Symmetrical Multilayer Dielectric Model of Thermal Stress and Strain of Silicon-Core Coaxial Through-Silicon Vias in 3-D Integrated Circuit

In this work, an analytical model of strain and stress of symmetrical multilayer medium is proposed to solve the thermal problem that occurs in silicon-core coaxial through-silicon vias (S-CTSV). Based on the 3-D Kane–Mindlin theory, the proposed analytical model of strain considers both elastic strain and thermal strain. In addition, the stress is discussed in segments using planar stress and Hooke's law in the model of S-CTSVs to improve the accuracy.
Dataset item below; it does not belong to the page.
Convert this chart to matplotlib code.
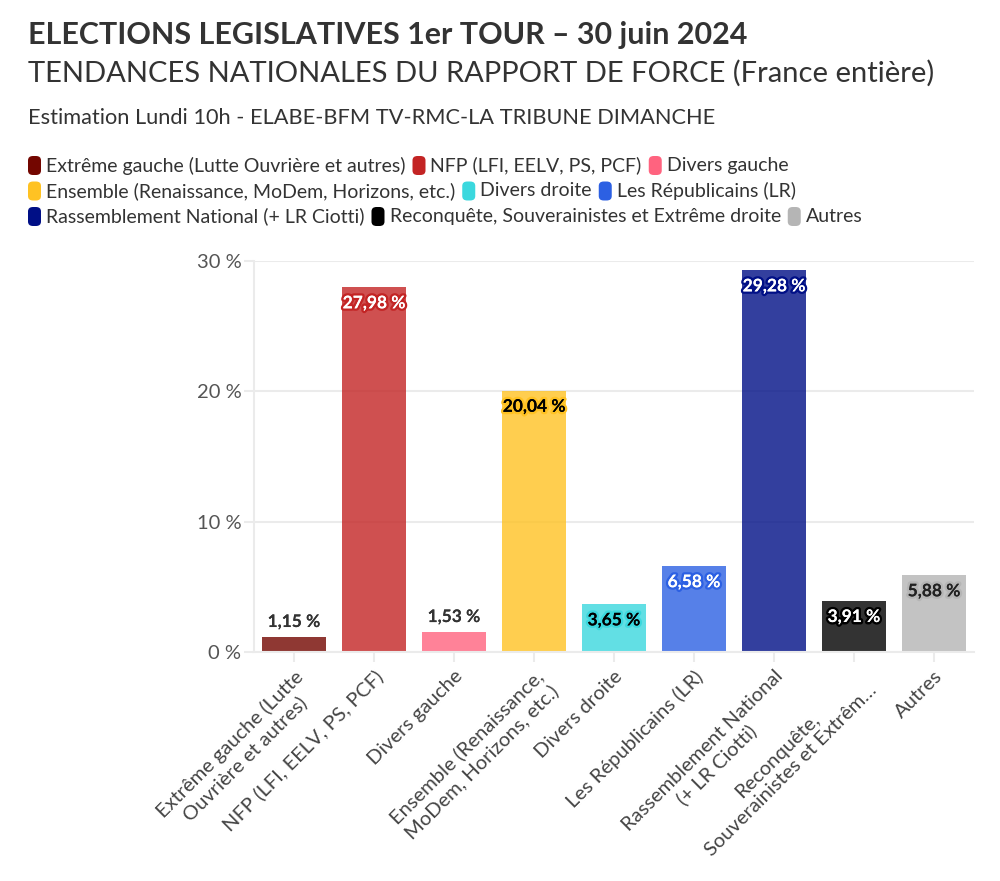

The results indicate that the average relative errors in terms of strain and stress between the results of the proposed analytical model and the finite-element method (FEM) were 4.06% and 0.17%, respectively. Compared with the back propagation (BP) neural network-based prediction algorithm, the average relative errors in strain and stress between the proposed model and the FEM were decreased by 3.97% and 3.23%, respectively. Moreover, the stress of three different CTSVs was also compared. The stress of the proposed S-CTSVs model was lower than those of the two traditional CTSVs, which ensure higher reliability. The results in this article would provide some design guides for S-CTSVs in 3-D integration.